• Given task: Take the lines from the top down to and including the one with "0.016, 0.017, 0.018]" and repeat them exactly. Omit images.

START

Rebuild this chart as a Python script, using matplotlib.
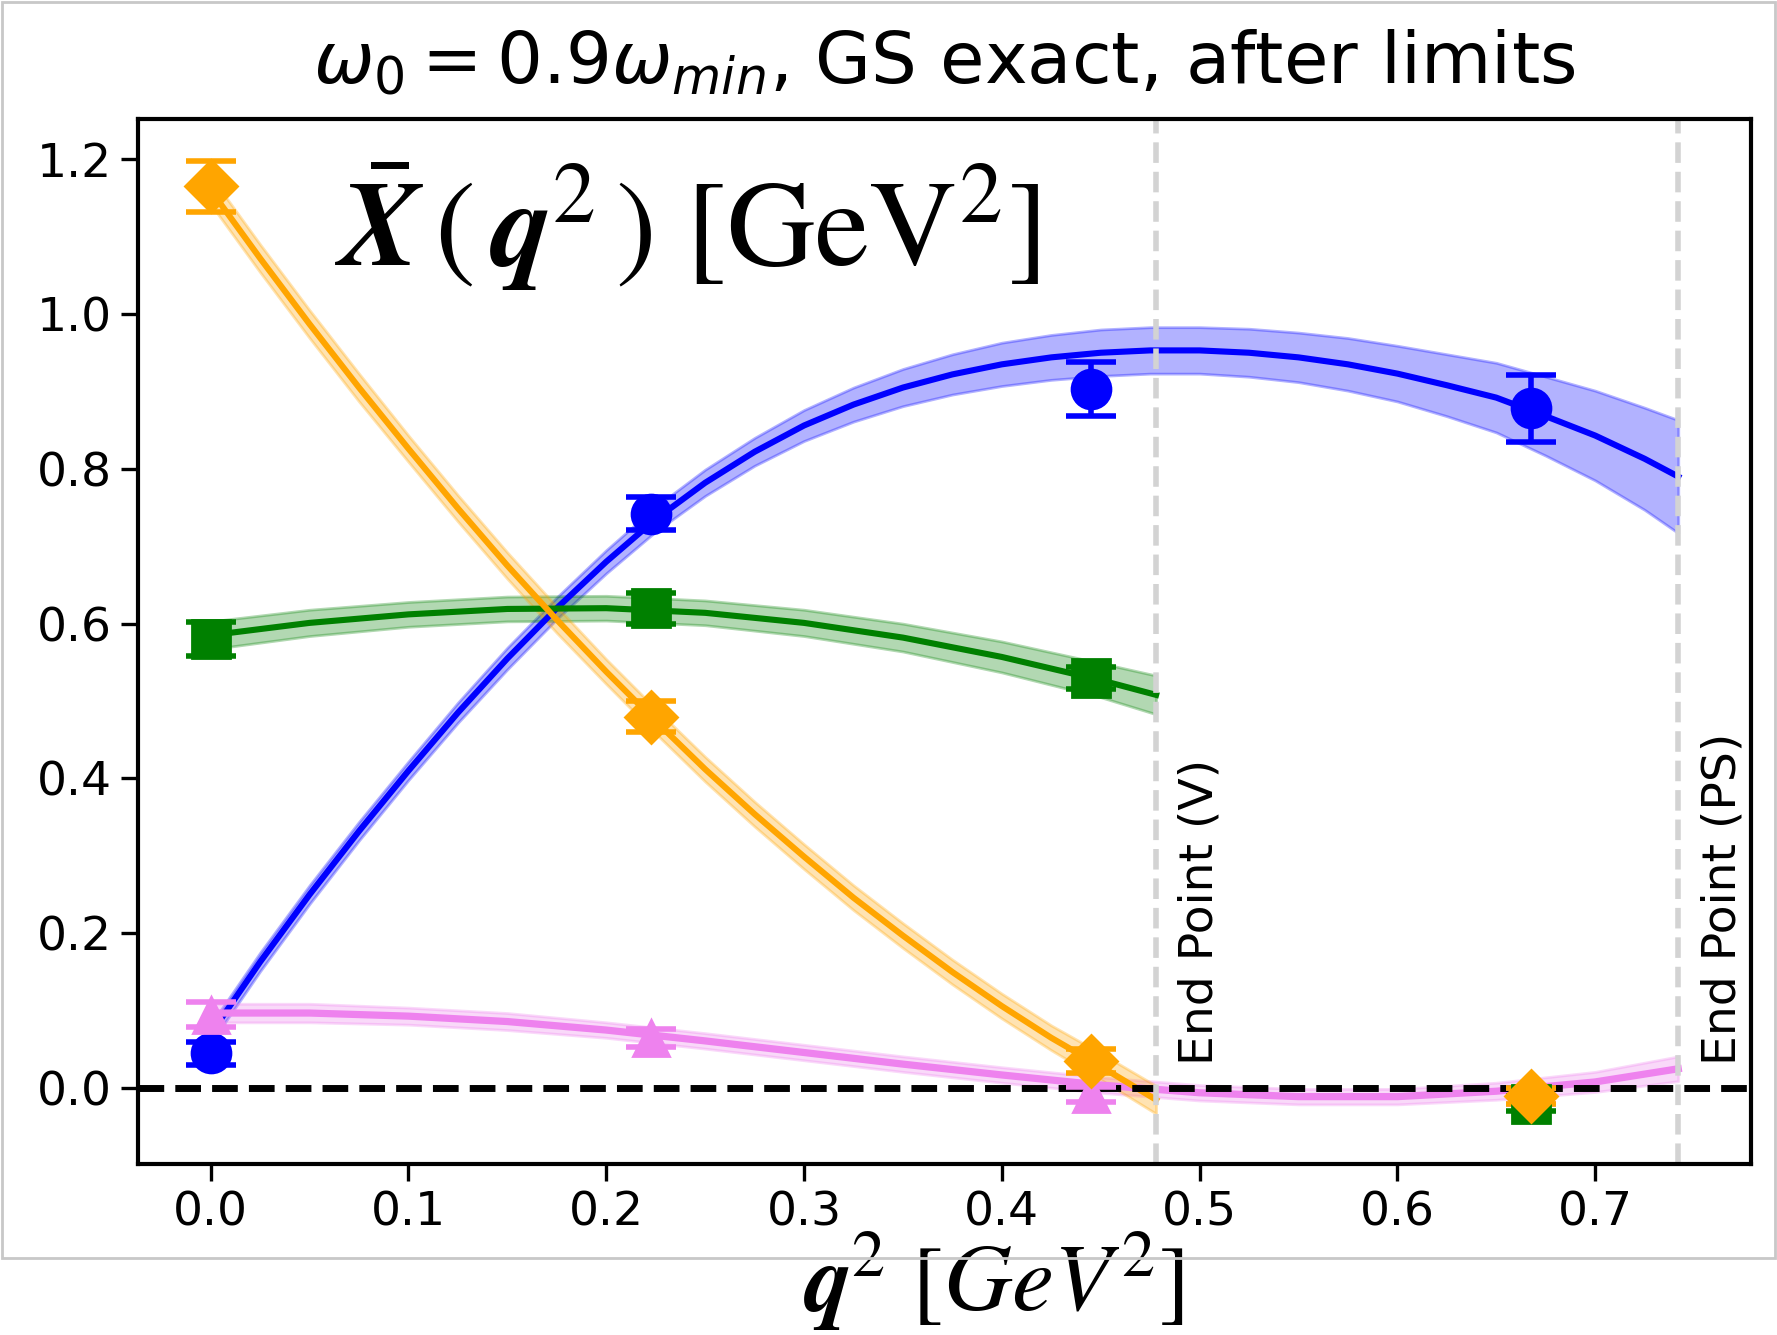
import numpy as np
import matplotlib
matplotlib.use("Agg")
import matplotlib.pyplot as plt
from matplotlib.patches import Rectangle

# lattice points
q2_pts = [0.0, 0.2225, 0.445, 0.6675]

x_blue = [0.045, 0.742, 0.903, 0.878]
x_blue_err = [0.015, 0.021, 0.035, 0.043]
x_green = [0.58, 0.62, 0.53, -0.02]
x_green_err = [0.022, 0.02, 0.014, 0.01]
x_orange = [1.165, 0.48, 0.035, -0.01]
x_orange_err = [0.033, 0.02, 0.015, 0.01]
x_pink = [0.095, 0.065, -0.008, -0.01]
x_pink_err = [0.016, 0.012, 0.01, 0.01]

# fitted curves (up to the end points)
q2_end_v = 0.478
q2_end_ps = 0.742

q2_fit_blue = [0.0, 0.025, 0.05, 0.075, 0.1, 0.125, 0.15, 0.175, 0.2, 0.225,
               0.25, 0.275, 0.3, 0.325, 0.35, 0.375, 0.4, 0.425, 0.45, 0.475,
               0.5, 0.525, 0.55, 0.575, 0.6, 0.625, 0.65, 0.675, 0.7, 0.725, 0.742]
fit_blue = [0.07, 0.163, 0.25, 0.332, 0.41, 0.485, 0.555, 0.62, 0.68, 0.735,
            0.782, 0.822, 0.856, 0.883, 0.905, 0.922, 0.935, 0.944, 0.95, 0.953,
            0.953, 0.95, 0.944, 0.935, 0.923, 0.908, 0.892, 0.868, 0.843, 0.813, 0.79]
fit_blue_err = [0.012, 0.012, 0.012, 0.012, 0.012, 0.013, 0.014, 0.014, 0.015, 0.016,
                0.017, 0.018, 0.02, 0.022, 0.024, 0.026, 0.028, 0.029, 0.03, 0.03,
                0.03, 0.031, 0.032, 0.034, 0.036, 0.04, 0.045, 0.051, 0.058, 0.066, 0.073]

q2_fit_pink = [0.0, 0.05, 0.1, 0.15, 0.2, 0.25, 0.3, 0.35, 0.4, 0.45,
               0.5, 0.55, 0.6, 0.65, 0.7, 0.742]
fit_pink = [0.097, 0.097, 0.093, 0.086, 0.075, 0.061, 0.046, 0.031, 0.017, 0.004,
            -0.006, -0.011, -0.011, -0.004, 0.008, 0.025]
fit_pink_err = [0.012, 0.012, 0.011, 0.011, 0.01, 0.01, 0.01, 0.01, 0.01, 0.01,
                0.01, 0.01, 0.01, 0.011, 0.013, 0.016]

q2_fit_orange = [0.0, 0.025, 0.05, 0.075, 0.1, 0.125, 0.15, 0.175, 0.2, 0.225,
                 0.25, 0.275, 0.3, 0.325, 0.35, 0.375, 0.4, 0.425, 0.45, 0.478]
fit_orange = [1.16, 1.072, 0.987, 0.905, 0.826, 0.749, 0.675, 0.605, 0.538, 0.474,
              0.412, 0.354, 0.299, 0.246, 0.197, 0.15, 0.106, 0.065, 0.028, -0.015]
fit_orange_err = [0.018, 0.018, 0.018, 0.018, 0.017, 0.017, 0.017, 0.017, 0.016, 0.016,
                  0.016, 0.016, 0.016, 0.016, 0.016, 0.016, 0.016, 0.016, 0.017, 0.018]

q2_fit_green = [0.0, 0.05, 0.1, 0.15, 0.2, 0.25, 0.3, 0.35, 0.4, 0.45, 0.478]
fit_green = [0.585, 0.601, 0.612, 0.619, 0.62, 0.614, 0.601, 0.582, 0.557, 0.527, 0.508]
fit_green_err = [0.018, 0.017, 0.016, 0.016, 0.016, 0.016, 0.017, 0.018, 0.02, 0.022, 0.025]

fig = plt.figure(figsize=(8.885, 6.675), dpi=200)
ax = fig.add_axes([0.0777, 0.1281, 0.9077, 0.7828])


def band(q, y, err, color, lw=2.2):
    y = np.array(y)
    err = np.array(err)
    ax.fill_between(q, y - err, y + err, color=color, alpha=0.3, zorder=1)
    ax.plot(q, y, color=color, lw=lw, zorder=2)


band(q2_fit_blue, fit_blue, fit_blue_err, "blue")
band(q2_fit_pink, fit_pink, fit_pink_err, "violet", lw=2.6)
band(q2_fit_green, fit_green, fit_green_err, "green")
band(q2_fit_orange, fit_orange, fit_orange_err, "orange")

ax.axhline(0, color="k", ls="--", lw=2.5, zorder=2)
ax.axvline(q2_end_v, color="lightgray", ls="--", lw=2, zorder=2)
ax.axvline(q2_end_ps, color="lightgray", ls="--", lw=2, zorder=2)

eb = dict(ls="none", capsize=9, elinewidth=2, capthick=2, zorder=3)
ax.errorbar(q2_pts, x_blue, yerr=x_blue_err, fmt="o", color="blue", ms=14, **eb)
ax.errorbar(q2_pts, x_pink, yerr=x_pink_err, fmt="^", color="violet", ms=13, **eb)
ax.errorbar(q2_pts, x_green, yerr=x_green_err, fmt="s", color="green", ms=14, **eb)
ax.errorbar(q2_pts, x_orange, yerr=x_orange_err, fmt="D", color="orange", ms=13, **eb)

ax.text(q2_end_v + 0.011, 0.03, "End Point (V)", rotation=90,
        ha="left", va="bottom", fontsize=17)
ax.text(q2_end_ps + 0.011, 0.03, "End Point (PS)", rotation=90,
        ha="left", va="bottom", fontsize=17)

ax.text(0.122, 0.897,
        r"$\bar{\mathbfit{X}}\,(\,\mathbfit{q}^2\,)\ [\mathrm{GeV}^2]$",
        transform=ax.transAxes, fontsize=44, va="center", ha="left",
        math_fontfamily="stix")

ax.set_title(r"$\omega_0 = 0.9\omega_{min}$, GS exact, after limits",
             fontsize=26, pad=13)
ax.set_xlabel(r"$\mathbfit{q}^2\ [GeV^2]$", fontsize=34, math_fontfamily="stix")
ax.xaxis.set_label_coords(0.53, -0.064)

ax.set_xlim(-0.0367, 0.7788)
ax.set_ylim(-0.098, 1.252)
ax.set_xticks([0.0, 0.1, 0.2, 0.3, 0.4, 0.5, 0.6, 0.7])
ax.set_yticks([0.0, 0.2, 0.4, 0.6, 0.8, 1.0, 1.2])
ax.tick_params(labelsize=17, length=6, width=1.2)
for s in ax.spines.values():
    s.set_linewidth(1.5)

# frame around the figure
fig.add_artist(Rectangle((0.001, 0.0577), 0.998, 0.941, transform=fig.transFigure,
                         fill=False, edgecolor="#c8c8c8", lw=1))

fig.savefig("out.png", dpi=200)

END

• Response to the task:
Rebuild this chart as a Python script, using matplotlib.
import numpy as np
import matplotlib
matplotlib.use("Agg")
import matplotlib.pyplot as plt
from matplotlib.patches import Rectangle

# lattice points
q2_pts = [0.0, 0.2225, 0.445, 0.6675]

x_blue = [0.045, 0.742, 0.903, 0.878]
x_blue_err = [0.015, 0.021, 0.035, 0.043]
x_green = [0.58, 0.62, 0.53, -0.02]
x_green_err = [0.022, 0.02, 0.014, 0.01]
x_orange = [1.165, 0.48, 0.035, -0.01]
x_orange_err = [0.033, 0.02, 0.015, 0.01]
x_pink = [0.095, 0.065, -0.008, -0.01]
x_pink_err = [0.016, 0.012, 0.01, 0.01]

# fitted curves (up to the end points)
q2_end_v = 0.478
q2_end_ps = 0.742

q2_fit_blue = [0.0, 0.025, 0.05, 0.075, 0.1, 0.125, 0.15, 0.175, 0.2, 0.225,
               0.25, 0.275, 0.3, 0.325, 0.35, 0.375, 0.4, 0.425, 0.45, 0.475,
               0.5, 0.525, 0.55, 0.575, 0.6, 0.625, 0.65, 0.675, 0.7, 0.725, 0.742]
fit_blue = [0.07, 0.163, 0.25, 0.332, 0.41, 0.485, 0.555, 0.62, 0.68, 0.735,
            0.782, 0.822, 0.856, 0.883, 0.905, 0.922, 0.935, 0.944, 0.95, 0.953,
            0.953, 0.95, 0.944, 0.935, 0.923, 0.908, 0.892, 0.868, 0.843, 0.813, 0.79]
fit_blue_err = [0.012, 0.012, 0.012, 0.012, 0.012, 0.013, 0.014, 0.014, 0.015, 0.016,
                0.017, 0.018, 0.02, 0.022, 0.024, 0.026, 0.028, 0.029, 0.03, 0.03,
                0.03, 0.031, 0.032, 0.034, 0.036, 0.04, 0.045, 0.051, 0.058, 0.066, 0.073]

q2_fit_pink = [0.0, 0.05, 0.1, 0.15, 0.2, 0.25, 0.3, 0.35, 0.4, 0.45,
               0.5, 0.55, 0.6, 0.65, 0.7, 0.742]
fit_pink = [0.097, 0.097, 0.093, 0.086, 0.075, 0.061, 0.046, 0.031, 0.017, 0.004,
            -0.006, -0.011, -0.011, -0.004, 0.008, 0.025]
fit_pink_err = [0.012, 0.012, 0.011, 0.011, 0.01, 0.01, 0.01, 0.01, 0.01, 0.01,
                0.01, 0.01, 0.01, 0.011, 0.013, 0.016]

q2_fit_orange = [0.0, 0.025, 0.05, 0.075, 0.1, 0.125, 0.15, 0.175, 0.2, 0.225,
                 0.25, 0.275, 0.3, 0.325, 0.35, 0.375, 0.4, 0.425, 0.45, 0.478]
fit_orange = [1.16, 1.072, 0.987, 0.905, 0.826, 0.749, 0.675, 0.605, 0.538, 0.474,
              0.412, 0.354, 0.299, 0.246, 0.197, 0.15, 0.106, 0.065, 0.028, -0.015]
fit_orange_err = [0.018, 0.018, 0.018, 0.018, 0.017, 0.017, 0.017, 0.017, 0.016, 0.016,
                  0.016, 0.016, 0.016, 0.016, 0.016, 0.016, 0.016, 0.016, 0.017, 0.018]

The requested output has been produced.